When I married I went to live in Melbourne, close to public gardens of extraordinary beauty and almost tropical luxuriance, and soon became absorbed in the maelstrom of dancing and playing tennis, and watching first-class cricket and racing.
When we went to Parramatta it was easy to make excursions to the marvellous gorges of the Blue Mountains, which are among the grandest valley scenery in the world.
Everything was large, and free, and sparsely inhabited—most expanding to the mind, and the glimpse of the tropical glories of Oriental Ceylon, which I enjoyed for four days on my voyage home, made me hear the “East a callin’” for ever afterwards.

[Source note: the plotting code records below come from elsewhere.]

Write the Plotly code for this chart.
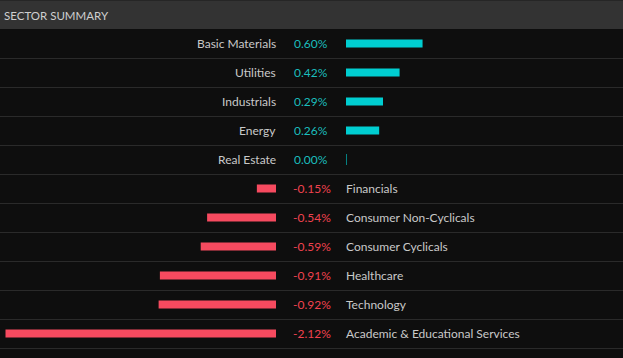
import plotly.graph_objects as go

sectors = ["Basic Materials", "Utilities", "Industrials", "Energy", "Real Estate",
           "Financials", "Consumer Non-Cyclicals", "Consumer Cyclicals", "Healthcare",
           "Technology", "Academic & Educational Services"]
changes = [0.60, 0.42, 0.29, 0.26, 0.00, -0.15, -0.54, -0.59, -0.91, -0.92, -2.12]
title_text = "SECTOR SUMMARY"

W, H = 623, 358
BG = "#0e0e0e"
HEADER = "#333333"
TEAL = "#00ced1"
TEAL_TXT = "#1bbdbd"
RED = "#f64a5f"
RED_TXT = "#f0424e"
LABEL = "#c9c9c9"
SEP = "#2a2a2a"
FONT = "Lato, 'Open Sans', sans-serif"

PX_PER_PCT = 127.6
neg_right = 276
pos_left = 346
n = len(sectors)

pos_x = [v if v > 0 else None for v in changes]
neg_x = [v if v < 0 else None for v in changes]
zero_y = [s for s, v in zip(sectors, changes) if v == 0]

fig = go.Figure()
fig.add_trace(go.Bar(y=sectors, x=neg_x, orientation="h", marker_color=RED,
                     marker_line_width=0, width=8 / 29, xaxis="x", yaxis="y",
                     hoverinfo="skip"))
fig.add_trace(go.Bar(y=sectors, x=pos_x, orientation="h", marker_color=TEAL,
                     marker_line_width=0, width=8 / 29, xaxis="x2", yaxis="y",
                     hoverinfo="skip"))
fig.add_trace(go.Scatter(y=zero_y, x=[0] * len(zero_y), mode="markers", xaxis="x2", yaxis="y",
                         marker=dict(symbol="line-ns", size=8, line=dict(color=TEAL, width=1.2)),
                         hoverinfo="skip"))

annotations = []
for s, v in zip(sectors, changes):
    pct = f"{v:.2f}%"
    if v >= 0:
        annotations.append(dict(x=(neg_right + 2) / W, y=s, xref="paper", yref="y", text=s,
                                xanchor="right", showarrow=False, font=dict(color=LABEL, size=12, family=FONT)))
        annotations.append(dict(x=292 / W, y=s, xref="paper", yref="y", text=pct,
                                xanchor="left", showarrow=False, font=dict(color=TEAL_TXT, size=12, family=FONT)))
    else:
        annotations.append(dict(x=290.5 / W, y=s, xref="paper", yref="y", text=pct,
                                xanchor="left", showarrow=False, font=dict(color=RED_TXT, size=12, family=FONT)))
        annotations.append(dict(x=(pos_left - 2) / W, y=s, xref="paper", yref="y", text=s,
                                xanchor="left", showarrow=False, font=dict(color=LABEL, size=12, family=FONT)))
annotations.append(dict(x=2 / W, y=1 - 16 / H, xref="paper", yref="paper", text=title_text,
                        xanchor="left", yanchor="middle", showarrow=False,
                        font=dict(color="#cfcfcf", size=11.5, family=FONT)))

shapes = [dict(type="rect", xref="paper", yref="paper", x0=0, x1=1, y0=1 - 29 / H, y1=1 - 1 / H,
               fillcolor=HEADER, line_width=0, layer="below"),
          dict(type="rect", xref="paper", yref="paper", x0=0, x1=1, y0=1 - 1 / H, y1=1,
               fillcolor="#262626", line_width=0, layer="below")]
for k in range(1, n + 1):
    yy = 1 - (29 + 29 * k + 0.5) / H
    shapes.append(dict(type="line", xref="paper", yref="paper", x0=0, x1=1, y0=yy, y1=yy,
                       line=dict(color=SEP, width=1.2), layer="below"))

neg_span = neg_right / PX_PER_PCT
pos_span = (W - pos_left) / PX_PER_PCT
fig.update_layout(
    width=W, height=H, margin=dict(l=0, r=0, t=0, b=0),
    paper_bgcolor=BG, plot_bgcolor=BG, showlegend=False, barmode="overlay",
    xaxis=dict(domain=[0, neg_right / W], range=[-neg_span, 0], visible=False, fixedrange=True),
    xaxis2=dict(domain=[pos_left / W, 1], range=[0, pos_span], visible=False, fixedrange=True,
                anchor="y"),
    yaxis=dict(range=[(H - 43.5) / 29, -43.5 / 29], visible=False, fixedrange=True,
               categoryorder="array", categoryarray=sectors),
    annotations=annotations, shapes=shapes,
)
fig.write_html("out.html", config={"displayModeBar": False},
               post_script="document.body.style.margin='0';document.body.style.background='#0e0e0e';document.body.style.overflow='hidden';")
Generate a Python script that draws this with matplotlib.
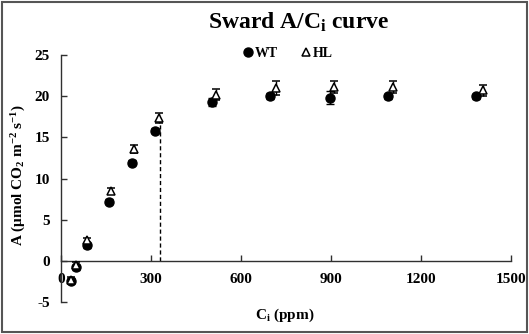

I found London desperately dull when we returned to it in 1884. I had no literary friends, except at Oxford, where we took a house for three months to get some colour into life again. It was on the banks of the Cherwell, facing the most beautiful buildings of Magdalen, and the Gothic glories of Oxford were manna to my hungry soul.
The summer, spent in Devonshire and Cornwall and Scotland, was well enough, and in the winter, which we spent at Torquay, we had grand scenery and beautiful ancient buildings, but the climate seemed treacherous and cold after the fierce bright summers of Australia.
I must not forget that I came very near not going to Australia at all. I felt the parting with my father extremely, and he was quite prostrated by it. I had, a few days before starting, been introduced to the captain of the old Orient liner Lusitania, in which I made the voyage—a hard, reckless sea-dog—and he did me good service on that occasion. Two letters came on board for me when we put in at Plymouth to pick up the last mails and passengers. One of these letters contained a letter from my father to the effect that if I wished to give up the passage and return home I might do so. The captain, for some reason or other, whether from having had a conversation with my father, or what, suspected that the letter might have some message of that kind—he may have had the same thing occurring in his experience before—so he did not give me the letter till the next day, when I had no possible chance of communicating with England until I got to the Cape de Verde Islands. By that time, of course, I had thoroughly settled down to the enjoyments of the voyage, and looked at the matter in a different light.